Otter endorses open primary
Former Gov. Butch Otter has joined a growing list of former Republican officials who have endorsed the proposal to open primary elections up to all voters regardless of party affiliation and implement ranked-choice voting; current leadership of the Idaho GOP opposes the proposal.
Otter and his wife Lori Otter made the announcement of their support at a news conference Wednesday with former Attorney General Jim Jones at the Capitol.
“I’m proud to be part of this,” Otter said. “... a lot of the folks that Jim has on that list (of supporters), you’ll see before their name, ‘former’ — well, they were former people that served when politics was cordial, when the campaigns were not divisive like they are now. I want to bring that all back to Idaho. Idaho deserves better.”
Under the proposed primary system, all candidates participate in the same primary election and the top four candidates advance to the general election. Voters then choose the winner in a general election with ranked-choice voting, which gives voters the ability to pick their top candidate and then to rank additional candidates in order of preference.

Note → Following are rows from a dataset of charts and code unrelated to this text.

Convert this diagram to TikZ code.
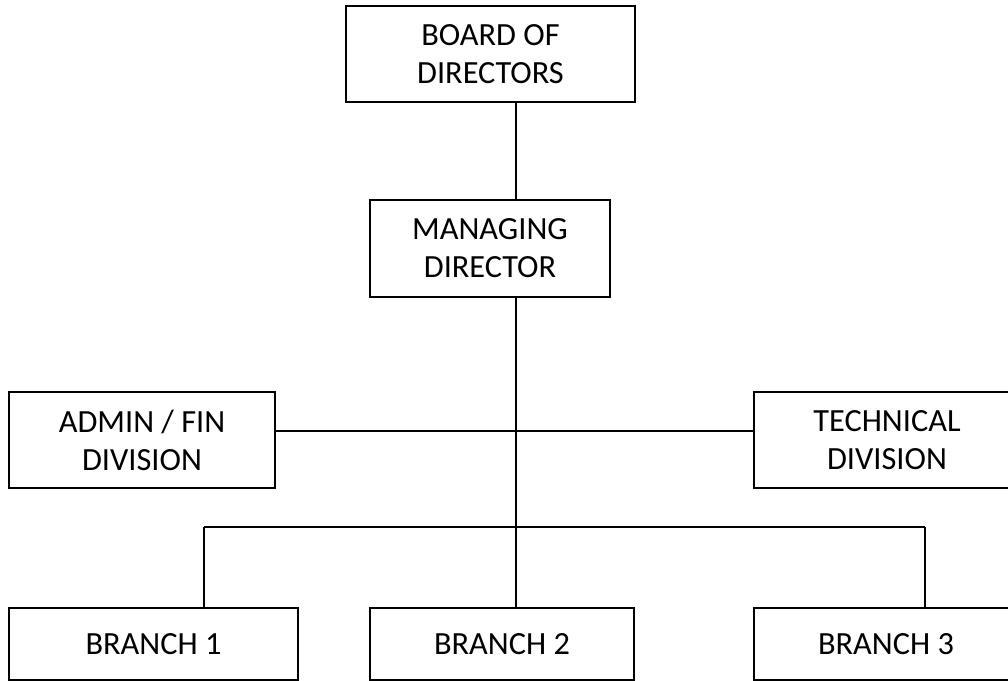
\documentclass[tikz,border=0pt]{standalone}
\usepackage{fontspec}
\setmainfont{Carlito}

\begin{document}
\begin{tikzpicture}[x=0.025cm, y=-0.025cm]

\tikzstyle{unit}=[shape=rectangle, draw, line width=1.4pt, align=center,
    inner sep=0pt, font=\fontsize{23}{27}\selectfont]
\tikzstyle{link}=[line width=1.4pt]

  \useasboundingbox (0,0) rectangle (1008,681);

  \node[unit, minimum width=7.225cm, minimum height=2.4cm] (board) at (490.5,54) {BOARD OF\\DIRECTORS};
  \node[unit, minimum width=6cm, minimum height=2.425cm] (md) at (490,248.5) {MANAGING\\DIRECTOR};

  \node[unit, minimum width=6.65cm, minimum height=2.4cm] (admin) at (142,440) {ADMIN / FIN\\DIVISION};
  \node[unit, minimum width=6.65cm, minimum height=2.4cm] (tech) at (887,440) {TECHNICAL\\DIVISION};

  \node[unit, minimum width=7.225cm, minimum height=1.8cm] (branch1) at (153.5,644) {BRANCH 1};
  \node[unit, minimum width=6.6cm, minimum height=1.8cm] (branch2) at (502,644) {BRANCH 2};
  \node[unit, minimum width=6.6cm, minimum height=1.8cm] (branch3) at (886,644) {BRANCH 3};

  % joints
  \coordinate (divJoin) at (516,431);
  \coordinate (leftDrop) at (204,527);
  \coordinate (rightDrop) at (925,527);

  \draw[link] (board.south -| divJoin) -- (md.north -| divJoin);
  \draw[link] (md.south -| divJoin) -- (branch2.north -| divJoin);
  \draw[link] (admin.east |- divJoin) -- (tech.west |- divJoin);

  \draw[link] (leftDrop) -- (rightDrop);
  \draw[link] (leftDrop) -- (branch1.north -| leftDrop);
  \draw[link] (rightDrop) -- (branch3.north -| rightDrop);

\end{tikzpicture}
\end{document}
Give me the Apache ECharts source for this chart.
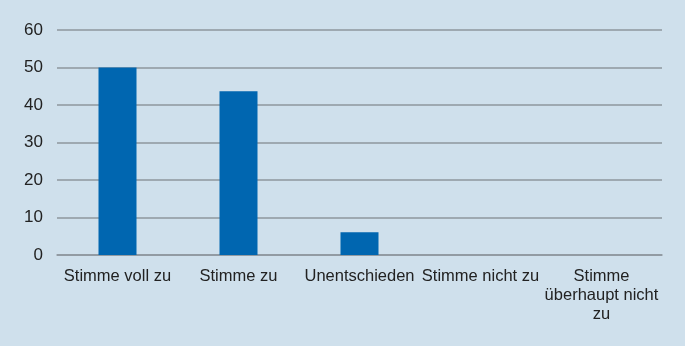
<!DOCTYPE html>
<html>
<head>
<meta charset="utf-8">
<script src="https://cdn.jsdelivr.net/npm/echarts@6/dist/echarts.min.js"></script>
<style>
  html, body { margin: 0; padding: 0; background: #cfe0ec; }
  #chart { width: 685px; height: 346px; }
</style>
</head>
<body>
<div id="chart"></div>
<script>
let categories = ['Stimme voll zu', 'Stimme zu', 'Unentschieden', 'Stimme nicht zu', 'Stimme\nüberhaupt nicht\nzu'];
let values = [50, 43.7, 6.1, 0, 0];

let myChart = echarts.init(document.getElementById("chart"));
let option = {
    backgroundColor: "#cfe0ec",
    color: ["#0066b0"],
    animation: false,
    grid: {
        left: 57,
        right: 23,
        top: 30,
        bottom: 91
    },
    xAxis: {
        type: 'category',
        data: categories,
        axisTick: {show: false},
        axisLine: {
            show: true,
            lineStyle: {color: '#8e979e', width: 1.5}
        },
        axisLabel: {
            interval: 0,
            margin: 12,
            color: '#222222',
            fontFamily: 'Liberation Sans, Arial, sans-serif',
            fontSize: 16.5,
            lineHeight: 19
        }
    },
    yAxis: {
        type: 'value',
        min: 0,
        max: 60,
        interval: 10,
        axisLine: {show: false},
        axisTick: {show: false},
        axisLabel: {
            margin: 14,
            color: '#222222',
            fontFamily: 'Liberation Sans, Arial, sans-serif',
            fontSize: 17
        },
        splitLine: {
            show: true,
            lineStyle: {color: '#8e979e', width: 1.5, type: 'solid'}
        }
    },
    series: [{
        type: 'bar',
        data: values,
        barWidth: 38
    }]
};
myChart.setOption(option);
</script>
</body>
</html>
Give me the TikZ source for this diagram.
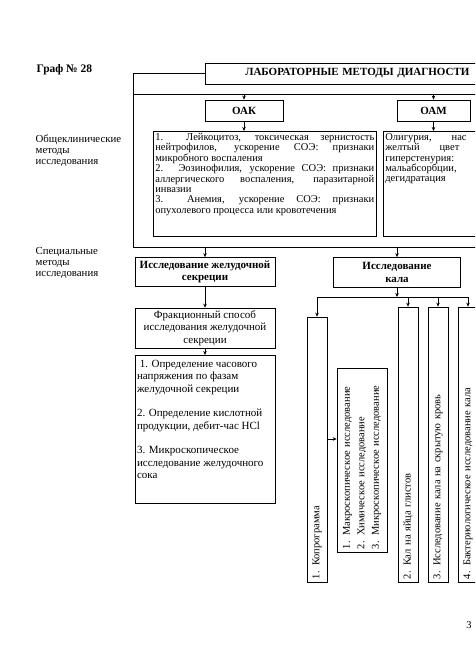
\documentclass[tikz,border=0pt]{standalone}
\usepackage{fontspec}
\setmainfont{Liberation Serif}
\usetikzlibrary{arrows.meta}
\hbadness=10000

\tikzset{
  box/.style={draw, inner sep=1pt, align=center},
  arr/.style={-{Stealth[length=4pt,width=3.5pt]}},
  vbox/.style={draw, rotate=90, inner sep=2pt, align=left},
  bold/.style={font=\fontsize{11}{12.5}\selectfont\bfseries},
  txt/.style={font=\fontsize{10.5}{10.4}\selectfont},
}

\begin{document}
\begin{tikzpicture}[x=1pt,y=-1pt,line width=0.7pt]
  \useasboundingbox (0,0) rectangle (475,671);
  \clip (0,0) rectangle (475,671);
  % left-hand labels
  \node[anchor=west,font=\fontsize{11.5}{13}\selectfont\bfseries] (graf) at (33,70) {Граф № 28};
  \node[anchor=north west,align=left,font=\fontsize{10.8}{11}\selectfont] (gen) at (32,131) {Общеклинические\\методы\\исследования};
  \node[anchor=north west,align=left,font=\fontsize{10.8}{11}\selectfont] (spec) at (32,244) {Специальные\\методы\\исследования};
  % title and frame
  \node[box,bold,anchor=west,minimum width=320,minimum height=21,text width=316,align=left] (title) at (205,73.5) {\hspace{38pt}ЛАБОРАТОРНЫЕ МЕТОДЫ ДИАГНОСТИ};
  \coordinate (ftl) at (133,94);
  \coordinate (ftr) at (520,94);
  \coordinate (fbl) at (133,247);
  \coordinate (fbr) at (520,247);
  \draw (title.west) -| (fbl) -- (fbr);
  \draw (ftl) -- (ftr);
  % OAK and OAM
  \node[box,bold,minimum width=78,minimum height=21] (oak) at (244,110.5) {ОАК};
  \node[box,bold,minimum width=73,minimum height=21] (oam) at (433.5,110.5) {ОАМ};
  \node[draw,txt,anchor=north west,inner sep=2pt] (oaktxt) at (153,131) {\parbox[t][101pt][t]{219pt}{%
    1.\ \ Лейкоцитоз, токсическая зернистость\linebreak нейтрофилов, ускорение СОЭ: признаки\linebreak микробного воспаления\par
    2. Эозинофилия, ускорение СОЭ: признаки\linebreak аллергического воспаления, паразитарной\linebreak инвазии\par
    3.\ \ Анемия, ускорение СОЭ: признаки\linebreak опухолевого процесса или кровотечения}};
  \node[draw,txt,anchor=north west,inner sep=2pt] (oamtxt) at (383,131) {\parbox[t][101pt][t]{130pt}{%
    Олигурия,\hspace{20pt}нас\\желтый\hspace{20pt}цвет\\гиперстенурия:\\мальабсорбции,\\дегидратация}};
  \draw[arr] (oak.north |- ftl) -- (oak.north);
  \draw[arr] (oam.north |- ftl) -- (oam.north);
  \draw[arr] (oak.south) -- (oak.south |- oaktxt.north);
  \draw[arr] (oam.south) -- (oam.south |- oamtxt.north);
  % gastric secretion
  \node[box,bold,minimum width=140,minimum height=29] (gastr) at (205,272) {Исследование желудочной\\секреции};
  \node[box,font=\fontsize{11}{12.5}\selectfont,minimum width=140,minimum height=40] (fract) at (205,328) {Фракционный способ\\исследования желудочной\\секреции};
  \node[draw,anchor=north,inner sep=2pt,font=\fontsize{11}{12.3}\selectfont] (steps) at (205,355) {\parbox[t][144pt][t]{136pt}{%
    \vspace{3pt}\ 1. Определение часового\\напряжения по фазам\\желудочной секреции\\[12.3pt]
    2. Определение кислотной\\продукции, дебит-час HCl\\[12.3pt]
    3. Микроскопическое\\исследование желудочного\\сока}};
  \draw[arr] (fbl -| gastr.north) -- (gastr.north);
  \draw[arr] (gastr.south) -- (fract.north);
  \draw[arr] (fract.south) -- (steps.north);
  % stool examination
  \node[box,bold,minimum width=127,minimum height=30] (kal) at (397,272.5) {Исследование\\кала};
  \draw[arr] (fbl -| kal.north) -- (kal.north);
  \coordinate (brk) at (397,297);
  \draw[arr] (kal.south) -- (brk);
  \node[vbox,txt,minimum width=265,minimum height=20,text width=259] (kopr) at (317,449.5) {1. Копрограмма};
  \node[vbox,font=\fontsize{10.5}{14.5}\selectfont,minimum width=184,minimum height=50,text width=178] (micro) at (362,460) {1. Макроскопическое исследование\\2. Химическое исследование\\3. Микроскопическое исследование};
  \node[vbox,txt,minimum width=275,minimum height=20,text width=269] (helm) at (408,444.5) {2. Кал на яйца глистов};
  \node[vbox,txt,minimum width=275,minimum height=20,text width=269] (blood) at (438,444.5) {3. Исследование кала на скрытую кровь};
  \node[vbox,txt,minimum width=275,minimum height=20,text width=269] (bact) at (468,444.5) {4. Бактериологическое исследование кала};
  \draw (kopr.east |- brk) -- (bact.east |- brk);
  \draw[arr] (kopr.east |- brk) -- (kopr.east);
  \draw[arr] (helm.east |- brk) -- (helm.east);
  \draw[arr] (blood.east |- brk) -- (blood.east);
  \draw[arr] (bact.east |- brk) -- (bact.east);
  \coordinate (mk) at ([yshift=21pt]micro.north);
  \draw[arr] (kopr.south |- mk) -- (mk);
  % page number
  \node[txt] (pg) at (469,625) {3};
\end{tikzpicture}
\end{document}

After the first choices of all ballots are counted, the candidate with the fewest votes would be eliminated. Votes for the eliminated candidate would be counted toward the voters’ next choice — this process repeats until two candidates remain and the one with the most votes would win.
Otter said that opening the election up will help bring back civility to political discourse in Idaho.
“What I see today is a lot of people running for office, unfortunately most of them on our side, on the Republican side, that haven’t got the skill to convince people to be on their side,” Otter said. “So the only thing they can do is tear them down personally.”
Lori Otter, who is a real estate agent, CEO of Idaho Women in Leadership and former educator, said the party needs to appeal to everyone and go back to being a “big tent.”
She strongly condemned the Idaho GOP’s recent decision to remove voting powers on party matters from the leaders of the Idaho Republican Women’s Federation, Idaho Young Republicans and College Young Republicans. This change was made earlier this summer, the Idaho Capital Sun reported.
“Shame on the Republican Party for taking that voice away at the Republican Party Central Committee. … Shame on (Idaho GOP Chairperson) Dorothy Moon,” Lori Otter said. “They need to know that people are paying attention, and this primary is so important, so important to bring Idaho and that big tent back together.”
Former Rep. Scott Syme, who is an Army veteran, joined the Otters to share the endorsement of a recently formed group called Veterans for Idaho Voters. He said that many veterans are either unaffiliated or registered as independents, so the current Republican closed primary shuts them out of the process.
Jones also read a statement from former Speaker of the House Bruce Newcomb, who is one of the original supporters of the initiative.
Newcomb wrote that the initiative is the only way he knows of to “break the extremists’ stranglehold on the Republican Party.”
“It will give reasonable, pragmatic Republicans the means to take back their party,” he said. “All voters will be able to participate in primary elections and all office-seekers will have to appeal to a broad range of voters, instead of just a narrow, extreme base.”
The list of Republicans includes 116 people, many of whom are former officials such as former Lt. Gov. Jack Riggs, former state Superintendent of Public Instruction Jerry Evans, and former Ada County sheriffs Gary Raney and Vaughn Killeen.
The Idaho GOP has been critical of the proposal, and a spokesperson for the party previously said, “Idaho Democrats, and their supporters like Bruce Newcomb, are willing to support what even California Governors Jerry Brown and Gavin Newsom called an idiotic idea: endorse an unfair and complex voting system that eliminates one man, one vote.”
Supporters of the initiative are in the process of collecting signatures in order for it to be eligible for the November 2024 ballot. This process was delayed by court proceedings, after the group challenged the ballot titles assigned by Idaho Attorney General Raúl Labrador.
The state Supreme Court ordered Labrador’s office to submit new ballot titles but denied the group’s request to extend its deadline for gathering signatures.